The reason that the Constitution is still relevant is that, without it, U.S. officials, even assuming the best of intentions, would be running the United States as they’re running Iraq. The only thing standing in their way is the wisdom and foresight of the Framers and those who enacted the Bill of Rights, along with a federal judicial branch to enforce the Constitution.
The invasion of Iraq may also be driving home to Americans the role that U.S. foreign policy has played in engendering deep anger and hatred for our country among foreigners, especially those in the Middle East. For decades, Americans have deferred to the wisdom of federal politicians and bureaucrats to handle foreign affairs and to do whatever is necessary to “protect America’s interests abroad.” All too often the mindset has been: Do what you must but just don’t tell us about it because we’d rather not know.
The result has been the U.S. government’s support of brutal dictators, including Saddam Hussein himself, who actually received the infamous WMDs from the United States and other Western nations; the training of brutal military regimes, especially at the Pentagon’s infamous School of the Americas, in the arts of torture and suppression of liberties in the name of fighting communism and terrorism; brutal economic sanctions and embargoes, whose aim has always been “regime change,” and whose adverse consequences have always fallen on the civilian population, most notably in Cuba and Iraq; CIA assassinations, kidnappings, torture, and murders; and most recently, the kidnapping and “rendition” of terrorist suspects to brutal regimes for the purpose of torturing information out of them.
Thus, when the attacks on 9/11 took place, many Americans immediately fell for the official federal line issued from both the executive and congressional branches — that terrorism is an affliction that is rooted in foreign hatred for America’s “freedom and values.” U.S. officials knew that if they could convince people of that, the federal government could continue to have a free hand in doing what it had been doing for decades to people overseas.
The irony is that the invasion of Iraq was simply part and parcel of what the federal government has been doing to people overseas for many, many years.

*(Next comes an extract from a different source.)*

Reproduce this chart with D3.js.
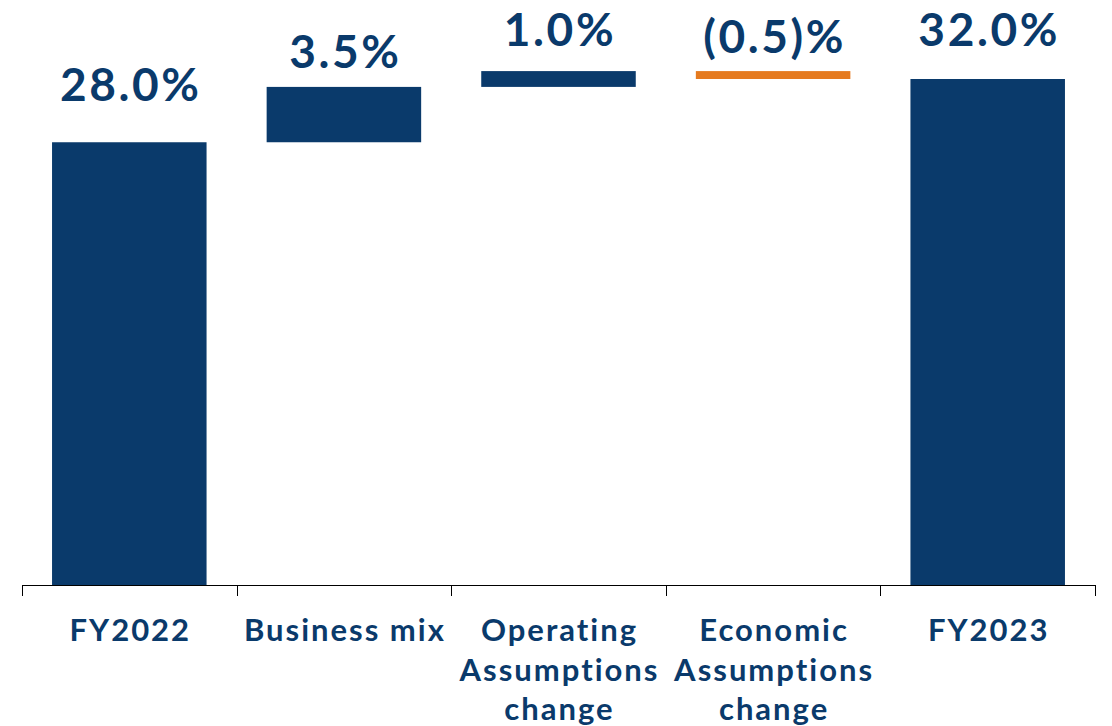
<!DOCTYPE html>
<html>
<head>
<meta charset="utf-8">
<script src="https://cdn.jsdelivr.net/npm/d3@7"></script>
<style>
  html, body { margin: 0; padding: 0; background: #fff; }
  svg { display: block; font-family: Lato, "Open Sans", sans-serif; }
</style>
</head>
<body>
<svg id="chart" width="1112" height="726"></svg>
<script>
// waterfall data
var categories = ["FY2022", "Business mix", "Operating Assumptions change", "Economic Assumptions change", "FY2023"];
var values = [28.0, 3.5, 1.0, -0.5, 32.0];
var kinds = ["total", "delta", "delta", "delta", "total"];
var valueLabels = ["28.0%", "3.5%", "1.0%", "(0.5)%", "32.0%"];
var tickLines = [["FY2022"], ["Business mix"], ["Operating", "Assumptions", "change"], ["Economic", "Assumptions", "change"], ["FY2023"]];

var navy = "#0a3a6b", orange = "#e57a1f";
// label gap above each bar (px)
var labelGap = [41, 19, 25, 18, 33];

var svg = d3.select("#chart");
var baseY = 585;

var x = d3.scaleBand()
    .domain(categories)
    .range([22, 1095])
    .paddingInner(0.28)
    .paddingOuter(0.14);

var y = d3.scaleLinear()
    .domain([0, 32])
    .range([baseY, 79]);

// running total -> start/end
var running = 0;
var bars = categories.map(function (c, i) {
    var start, end;
    if (kinds[i] == "total") { start = 0; end = values[i]; running = values[i]; }
    else { start = running; end = running + values[i]; running = end; }
    return {cat: c, start: start, end: end, value: values[i], label: valueLabels[i], gap: labelGap[i]};
});

svg.selectAll(".bar")
    .data(bars)
    .enter()
    .append("rect")
    .attr("class", "bar")
    .attr("x", function (d) { return x(d.cat); })
    .attr("width", x.bandwidth())
    .attr("y", function (d) { return y(Math.max(d.start, d.end)); })
    .attr("height", function (d) { return Math.abs(y(d.start) - y(d.end)); })
    .style("fill", function (d) { return d.value < 0 ? orange : navy; });

svg.selectAll(".val")
    .data(bars)
    .enter()
    .append("text")
    .attr("class", "val")
    .attr("x", function (d) { return x(d.cat) + x.bandwidth() / 2 + 1.5; })
    .attr("y", function (d) { return y(Math.max(d.start, d.end)) - d.gap; })
    .attr("text-anchor", "middle")
    .style("font-size", "46px")
    .style("font-weight", 700)
    .style("letter-spacing", "2.6px")
    .style("fill", navy)
    .text(function (d) { return d.label; });

// axis line + boundary ticks
var half = x.step() * x.paddingInner() / 2;
var bounds = categories.map(function (c) { return x(c) - half; });
bounds.push(x(categories[categories.length - 1]) + x.bandwidth() + half);

svg.append("line")
    .attr("x1", bounds[0]).attr("x2", bounds[bounds.length - 1])
    .attr("y1", baseY + 0.5).attr("y2", baseY + 0.5)
    .style("stroke", "#000").style("stroke-width", 1);

svg.selectAll(".tick")
    .data(bounds)
    .enter()
    .append("line")
    .attr("class", "tick")
    .attr("x1", function (d) { return Math.round(d) + 0.5; })
    .attr("x2", function (d) { return Math.round(d) + 0.5; })
    .attr("y1", baseY).attr("y2", baseY + 11)
    .style("stroke", "#000").style("stroke-width", 1);

var cat = svg.selectAll(".cat")
    .data(categories)
    .enter()
    .append("text")
    .attr("class", "cat")
    .attr("text-anchor", "middle")
    .style("font-size", "31px")
    .style("font-weight", 700)
    .style("letter-spacing", "2px")
    .style("fill", navy);

cat.each(function (c, i) {
    var t = d3.select(this);
    tickLines[i].forEach(function (line, j) {
        t.append("tspan")
            .attr("x", x(c) + x.bandwidth() / 2 + 1)
            .attr("y", 641 + j * 39.5)
            .text(line);
    });
});
</script>
</body>
</html>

As war fever continues to subside in the United States, an increasing number of people may begin reflecting on the far-reaching ramifications of the Iraq invasion: tens of thousands of innocent people killed — many more innocent people than were killed on 9/11.
None of the rationales for these killings — WMDs, 9/11, war on terrorism, democracy-spreading, liberation, or whatever — can obfuscate the fact that there are real families throughout Iraq who have lost loved ones and who, therefore, are likely to be as angry about their losses as Americans are with respect to the 3,000 deaths on 9/11.
And the same holds true for the multitudes of Iraqi children who died as a result of 12 years of brutal economic sanctions, which U.S. officials said were “worth it” in terms of trying to get Saddam out of power.
As the situation in Iraq continues to spiral downward, there are increasing calls for a withdrawal of U.S. troops. Let us hope that the American people do not settle for that as their long-term goal but instead use the Iraq military adventure to totally reevaluate U.S. foreign policy. Let us hope that they ultimately reject the paradigm of empire, militarism, and war that has held our nation in its grip for decades and that they embrace instead the paradigm of liberty, republic, and peace that guided our forefathers.
The time has come for the American people to restore our country’s moral standing in the world. The federal government has damaged and shamed our nation long enough.